Wednesday, 6 November 2013

Choices

Today, at school, we had a ‘What To Expect Next’ morning, where we rotated round the Project Room, the library, the New Hall and Rooms 13/14. Each room had a different aspect of being in the Sixth Form, and most of it was really awkward, talking to sixth formers who perhaps didn’t really want to be there.

Some were more helpful than others, telling us what some of the most important traits are in a sixth former; things like being passionate and organised, and self-disciplined. I’ve never really seriously thought about what Sixth Form might be like, but I have a much better idea now.

At the end of the morning, after some cake and tea, we were given the Sixth Form prospectuses and a time table for the list of talks being given about all the different subjects you can do at A Level. The English talk was scheduled today as well, so I toddled along to that, as I’m pretty set on doing Literature for A Level. Now that I know more about what the Lit course involves, as well as the Language course, I’m sure it’s the right one for me.

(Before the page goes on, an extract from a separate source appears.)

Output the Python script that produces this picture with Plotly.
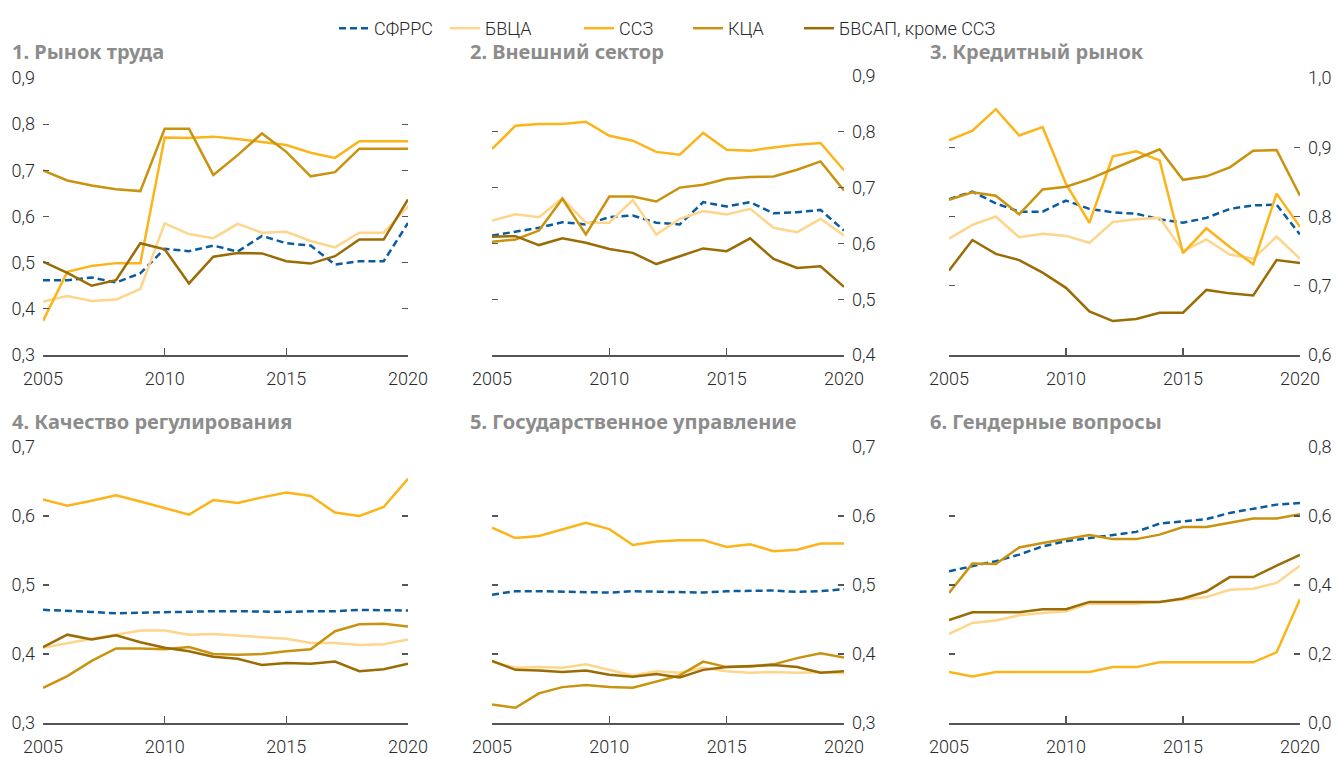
import plotly.graph_objects as go

years = list(range(2005, 2021))

series_names = ["СФРРС", "БВЦА", "ССЗ", "КЦА", "БВСАП, кроме ССЗ"]
colors = ["#0b5c9e", "#fdd68c", "#fbb41a", "#c9930f", "#9b6c05"]

panel_titles = ["1. Рынок труда", "2. Внешний сектор", "3. Кредитный рынок",
                "4. Качество регулирования", "5. Государственное управление",
                "6. Гендерные вопросы"]

# Panel 1: Labour market
p1_sfrrs = [0.462, 0.462, 0.468, 0.457, 0.477, 0.530, 0.525, 0.537, 0.524, 0.558, 0.542, 0.537, 0.496, 0.503, 0.503, 0.586]
p1_bvca = [0.416, 0.428, 0.417, 0.420, 0.443, 0.585, 0.562, 0.553, 0.584, 0.565, 0.567, 0.547, 0.533, 0.565, 0.565, 0.622]
p1_ssz = [0.374, 0.480, 0.493, 0.499, 0.499, 0.771, 0.770, 0.773, 0.768, 0.762, 0.755, 0.738, 0.727, 0.763, 0.763, 0.763]
p1_kca = [0.700, 0.678, 0.667, 0.659, 0.655, 0.790, 0.790, 0.690, 0.733, 0.780, 0.740, 0.687, 0.696, 0.747, 0.747, 0.747]
p1_bvsap = [0.502, 0.478, 0.450, 0.462, 0.542, 0.529, 0.455, 0.513, 0.521, 0.520, 0.503, 0.498, 0.514, 0.550, 0.550, 0.637]

# Panel 2: External sector
p2_sfrrs = [0.614, 0.621, 0.628, 0.638, 0.634, 0.647, 0.650, 0.637, 0.634, 0.674, 0.666, 0.674, 0.654, 0.656, 0.660, 0.623]
p2_bvca = [0.641, 0.652, 0.647, 0.681, 0.637, 0.637, 0.678, 0.616, 0.644, 0.658, 0.652, 0.662, 0.628, 0.620, 0.644, 0.614]
p2_ssz = [0.769, 0.811, 0.814, 0.814, 0.818, 0.793, 0.784, 0.764, 0.759, 0.798, 0.768, 0.766, 0.772, 0.777, 0.780, 0.731]
p2_kca = [0.603, 0.607, 0.623, 0.680, 0.616, 0.684, 0.684, 0.675, 0.700, 0.705, 0.716, 0.719, 0.720, 0.732, 0.747, 0.695]
p2_bvsap = [0.612, 0.613, 0.597, 0.609, 0.601, 0.590, 0.583, 0.563, 0.577, 0.591, 0.586, 0.609, 0.572, 0.556, 0.559, 0.522]

# Panel 3: Credit market
p3_sfrrs = [0.825, 0.836, 0.819, 0.807, 0.807, 0.823, 0.811, 0.806, 0.804, 0.796, 0.791, 0.798, 0.811, 0.816, 0.817, 0.774]
p3_bvca = [0.768, 0.788, 0.800, 0.770, 0.775, 0.772, 0.762, 0.792, 0.796, 0.798, 0.750, 0.767, 0.745, 0.739, 0.771, 0.739]
p3_ssz = [0.910, 0.924, 0.955, 0.917, 0.929, 0.847, 0.791, 0.887, 0.894, 0.881, 0.747, 0.783, 0.756, 0.731, 0.833, 0.785]
p3_kca = [0.824, 0.835, 0.830, 0.803, 0.839, 0.843, 0.854, 0.869, 0.883, 0.897, 0.853, 0.858, 0.871, 0.895, 0.896, 0.830]
p3_bvsap = [0.722, 0.766, 0.746, 0.737, 0.719, 0.697, 0.663, 0.649, 0.652, 0.661, 0.661, 0.694, 0.689, 0.686, 0.737, 0.733]

# Panel 4: Regulatory quality
p4_sfrrs = [0.464, 0.463, 0.461, 0.459, 0.460, 0.461, 0.461, 0.462, 0.462, 0.461, 0.461, 0.462, 0.462, 0.464, 0.463, 0.463]
p4_bvca = [0.409, 0.416, 0.422, 0.428, 0.434, 0.434, 0.428, 0.429, 0.427, 0.424, 0.422, 0.416, 0.416, 0.413, 0.414, 0.421]
p4_ssz = [0.624, 0.615, 0.622, 0.630, 0.621, 0.612, 0.602, 0.623, 0.619, 0.627, 0.634, 0.629, 0.605, 0.600, 0.613, 0.654]
p4_kca = [0.351, 0.368, 0.390, 0.408, 0.408, 0.407, 0.410, 0.400, 0.399, 0.400, 0.404, 0.407, 0.433, 0.443, 0.444, 0.440]
p4_bvsap = [0.410, 0.428, 0.421, 0.427, 0.417, 0.409, 0.404, 0.396, 0.393, 0.384, 0.387, 0.386, 0.389, 0.375, 0.378, 0.386]

# Panel 5: Governance
p5_sfrrs = [0.486, 0.491, 0.491, 0.490, 0.489, 0.489, 0.491, 0.490, 0.490, 0.489, 0.491, 0.492, 0.492, 0.490, 0.491, 0.494]
p5_bvca = [0.389, 0.380, 0.381, 0.380, 0.385, 0.377, 0.369, 0.375, 0.373, 0.380, 0.375, 0.373, 0.374, 0.373, 0.374, 0.372]
p5_ssz = [0.583, 0.568, 0.571, 0.580, 0.590, 0.581, 0.558, 0.563, 0.565, 0.565, 0.555, 0.559, 0.549, 0.551, 0.560, 0.560]
p5_kca = [0.327, 0.322, 0.343, 0.352, 0.355, 0.352, 0.351, 0.360, 0.369, 0.389, 0.381, 0.382, 0.385, 0.394, 0.401, 0.395]
p5_bvsap = [0.390, 0.377, 0.376, 0.374, 0.376, 0.370, 0.367, 0.371, 0.366, 0.377, 0.381, 0.382, 0.384, 0.381, 0.373, 0.375]

# Panel 6: Gender issues
p6_sfrrs = [0.440, 0.454, 0.469, 0.488, 0.512, 0.527, 0.536, 0.543, 0.554, 0.578, 0.585, 0.591, 0.609, 0.620, 0.633, 0.638]
p6_bvca = [0.258, 0.290, 0.297, 0.312, 0.319, 0.324, 0.346, 0.346, 0.346, 0.351, 0.357, 0.365, 0.386, 0.389, 0.406, 0.456]
p6_ssz = [0.148, 0.135, 0.148, 0.148, 0.148, 0.148, 0.148, 0.162, 0.162, 0.176, 0.176, 0.176, 0.176, 0.176, 0.205, 0.359]
p6_kca = [0.377, 0.462, 0.461, 0.509, 0.522, 0.533, 0.545, 0.533, 0.533, 0.546, 0.568, 0.568, 0.580, 0.593, 0.593, 0.605]
p6_bvsap = [0.298, 0.321, 0.321, 0.321, 0.330, 0.330, 0.351, 0.351, 0.351, 0.351, 0.361, 0.381, 0.423, 0.423, 0.456, 0.487]

panels = [
    [p1_sfrrs, p1_bvca, p1_ssz, p1_kca, p1_bvsap],
    [p2_sfrrs, p2_bvca, p2_ssz, p2_kca, p2_bvsap],
    [p3_sfrrs, p3_bvca, p3_ssz, p3_kca, p3_bvsap],
    [p4_sfrrs, p4_bvca, p4_ssz, p4_kca, p4_bvsap],
    [p5_sfrrs, p5_bvca, p5_ssz, p5_kca, p5_bvsap],
    [p6_sfrrs, p6_bvca, p6_ssz, p6_kca, p6_bvsap],
]

y_ranges = [(0.3, 0.9), (0.4, 0.9), (0.6, 1.0), (0.3, 0.7), (0.3, 0.7), (0.0, 0.8)]
y_ticks = [
    [0.3, 0.4, 0.5, 0.6, 0.7, 0.8, 0.9],
    [0.4, 0.5, 0.6, 0.7, 0.8, 0.9],
    [0.6, 0.7, 0.8, 0.9, 1.0],
    [0.3, 0.4, 0.5, 0.6, 0.7],
    [0.3, 0.4, 0.5, 0.6, 0.7],
    [0.0, 0.2, 0.4, 0.6, 0.8],
]
y_side = ["left", "right", "right", "left", "right", "right"]
x_ticks = [2005, 2010, 2015, 2020]

W, H = 1338, 757
# pixel boxes of plot areas (left, right, top, bottom)
boxes = [
    (43, 408, 78, 355),
    (492, 844, 76, 355),
    (949, 1300, 78, 355),
    (43, 408, 447, 723),
    (492, 844, 447, 723),
    (949, 1300, 447, 723),
]
title_pos = [(10, 52), (468, 52), (928, 52), (10, 422), (468, 422), (928, 422)]
# left pixel of each legend entry (text starts about 40px later)
legend_x = [334, 445, 579, 688, 799]

fig = go.Figure()
tick_font = dict(family="Roboto", size=18, color="#2a2a2a", weight=300)
legend_names = ["legend", "legend2", "legend3", "legend4", "legend5"]

for i, data in enumerate(panels):
    ax = "" if i == 0 else str(i + 1)
    for j, vals in enumerate(data):
        fig.add_trace(go.Scatter(
            x=years, y=vals, mode="lines", name=series_names[j],
            line=dict(color=colors[j], width=2.5,
                      dash="7px,4px" if j == 0 else "solid"),
            xaxis="x" + ax, yaxis="y" + ax,
            showlegend=(i == 0), legend=legend_names[j],
            hoverinfo="skip",
        ))
    l, r, t, b = boxes[i]
    xd = [l / W, r / W]
    yd = [1 - b / H, 1 - t / H]
    fig.layout["xaxis" + ax] = dict(
        domain=xd, range=[2005, 2020], tickvals=x_ticks,
        showline=True, linecolor="#555555", linewidth=1.5,
        ticks="inside", ticklen=7, tickwidth=1.5, tickcolor="#555555",
        showgrid=False, zeroline=False, tickfont=tick_font,
        anchor="y" + ax, fixedrange=True, automargin=False,
        ticklabelstandoff=7,
    )
    fig.layout["yaxis" + ax] = dict(
        domain=yd, range=list(y_ranges[i]), tickvals=y_ticks[i],
        tickformat=".1f", side=y_side[i],
        ticks="inside", ticklen=6, tickwidth=1.2, tickcolor="#555555",
        mirror="ticks", showline=False,
        showgrid=False, zeroline=False, tickfont=tick_font,
        anchor="x" + ax, fixedrange=True, ticklabelstandoff=7,
        automargin=False,
    )
    tx, ty = title_pos[i]
    fig.add_annotation(
        x=tx / W, y=1 - ty / H, xref="paper", yref="paper",
        xanchor="left", yanchor="middle", showarrow=False,
        text="<b>" + panel_titles[i] + "</b>",
        font=dict(family="Noto Sans", size=20, color="#8c8c8c"),
    )

legend_font = dict(family="Roboto", size=18, color="#2a2a2a", weight=300)
layout_legends = {}
for j, name in enumerate(legend_names):
    layout_legends[name] = dict(
        orientation="h", x=legend_x[j] / W, xanchor="left",
        y=1 - 10 / H, yanchor="top", font=legend_font,
        bgcolor="rgba(0,0,0,0)", borderwidth=0,
    )

fig.update_layout(
    width=W, height=H,
    margin=dict(l=0, r=0, t=0, b=0, autoexpand=False),
    paper_bgcolor="white", plot_bgcolor="white",
    separators=", ",
    showlegend=True,
    hovermode=False,
    **layout_legends,
)

fig.write_html("out.html", config={"displayModeBar": False, "staticPlot": True},
               post_script="document.body.style.margin='0';")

But today has really made me think, especially after seeing the entry requirements for all the subjects across the board; pretty much all of them require a bare minimum of a Grade B in that subject at GCSE as well as English Language, despite needing 5 A*-C’s to get into the actual Sixth Form.

With these mocks coming up, it’s made me realise I really need to up my game now if I want to get the results I want come Results Day next year. I just struggle to find motivation to revise and put in the effort, but hopefully this will spur me on a little. I don’t really know what else will.

I feel as though we’re given a billion decisions and choices to make, with little to no idea what the outcome will be, at a very early age. I haven’t even sat a single GCSE exam yet, and I’m being made to decide what A Levels I want to do? I know it’s a long process but it’s kind of like ‘seriousness overload’ for me. I already had mock exams to worry about and the summer exams and now massive A Level decisions to worry about. And I’m good at worrying, believe me.

I realise this is something every student has to go through but when there’s so many things going on at one moment in time, it’s hard to prioritise things and make the right decisions and I guess I wish everthing would slow down a little. I thought this Sixth Form morning was just to to tell us a bit more about the facilities and the topics you cover and what is expected of you etc etc etc. So when we were handed prospectuses and application forms with the deadline at the end of this month, it was a ‘hang on a second’ moment.



I think I’m just panicking. And splurging.